REPUBLIKA.CO.ID, BANDUNG – Bank Indonesia (BI) menilai perbankan nasional akan tahan menghadapi krisis global.
Menurut Deputi Gubernur BI Bidang Pengaturan dan Penelitian Perbankan, Muliaman D Hadad, secara fundamental perbankan Tanah Air cukup kuat menghadapi ancaman dampak krisis yang melanda sejumlah negara, akhir-akhir ini. "Ini dilihat dari berbagai macam indikator," katanya saat ditemui sejumlah wartawan dalam diskusi Transparansi Produk Perlindungan dan Mediasi Nasabah Perbankan, Sabtu (24/9).
Baik aspek kecukupan modal (capital adequacy ratio atau CAR) dan likuiditas, perbankan nasional masih menunjukkan performa yang cukup baik. Hal ini juga terlihat dari jumlah kredit bermasalah yang minim. Dari rencanan bisnis bank (RBB), terjadi pertumbuhan kredit dari 23,5 persen menjadi 24,3 persen.

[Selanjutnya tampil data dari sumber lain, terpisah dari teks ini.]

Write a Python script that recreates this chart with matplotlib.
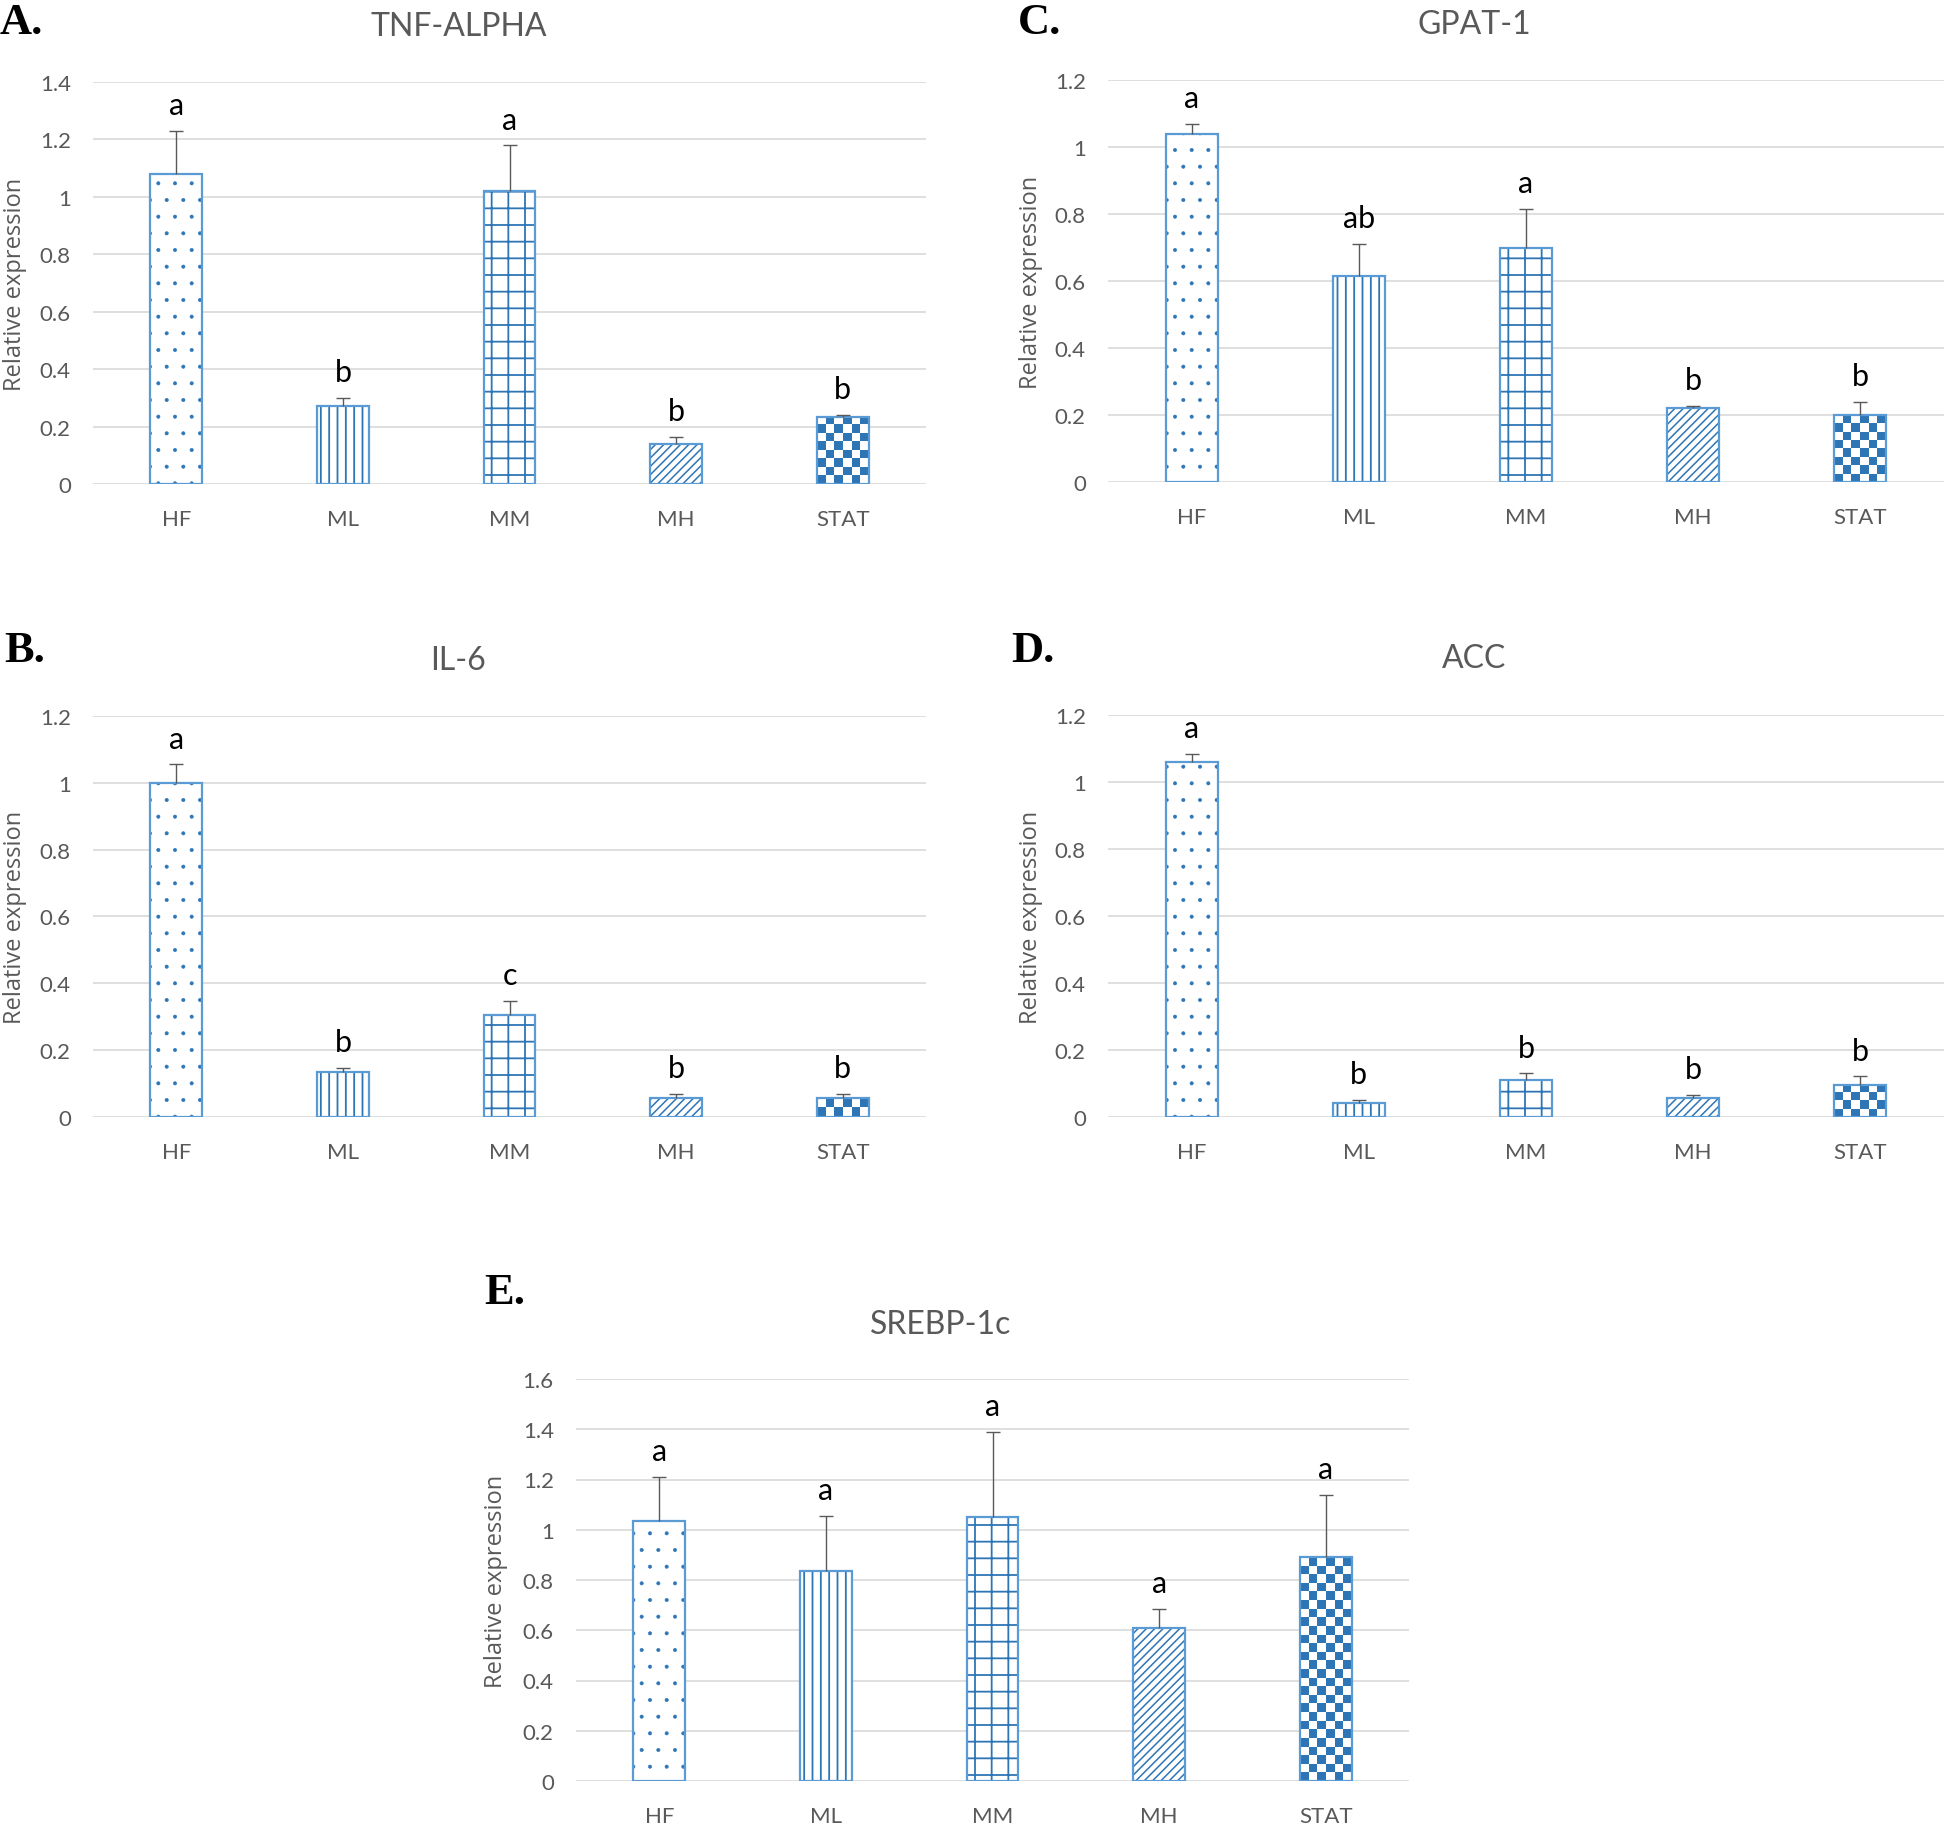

Peningkatan kredit terutama didominasi kredit produktif seperti investasi dan modal kerja. Hal ini menyebabkan edit value yang lebih banyak sehingga menambah agregat supply (pasokan).
Untuk kredit konsumsi, meski tak sebesar produktif, pertumbuhan juga dinilai masih wajar. "Di beberapa Bank Pembangunan Daerah (BPD) misalnya, kredit juga masih cukup baik," kata Hadad.
Ia mensinyalir pelunasan kredit terus berjalan melalui pemotongan gaji bulanan pegawai negeri sipil (PNS) karena rata-rata nasabah kredit ini berasal dari pemerintahan daerah. Sementara itu, eksposur perbankan nasional terhadap portopolio Eropa dan Amerika juga jauh di bawah lima persen. "Mudah-mudahan bisa fokus dan membantu mesin ekonomi nasional terus berjalan," ujarnya.
Meski demikian, kata dia, kehati-hatian masih harus dilakukan. Ancaman krisis global tidak bisa dianggap remeh mengingat adanya kemungkinan eskalasi persoalan di Eropa dan Amerika. Walau bukan dampak langsung, dampak tak langsung bisa saja terjadi.
Untuk modal misalnya, perbankan harus mampu menjaga kecukupan modal sesuai dengan angka yang dipatok BI yakni 17 persen. Namun belum ada agenda untuk meningkatkan batas minimal rasio kecukupan modal dalam waktu dekat.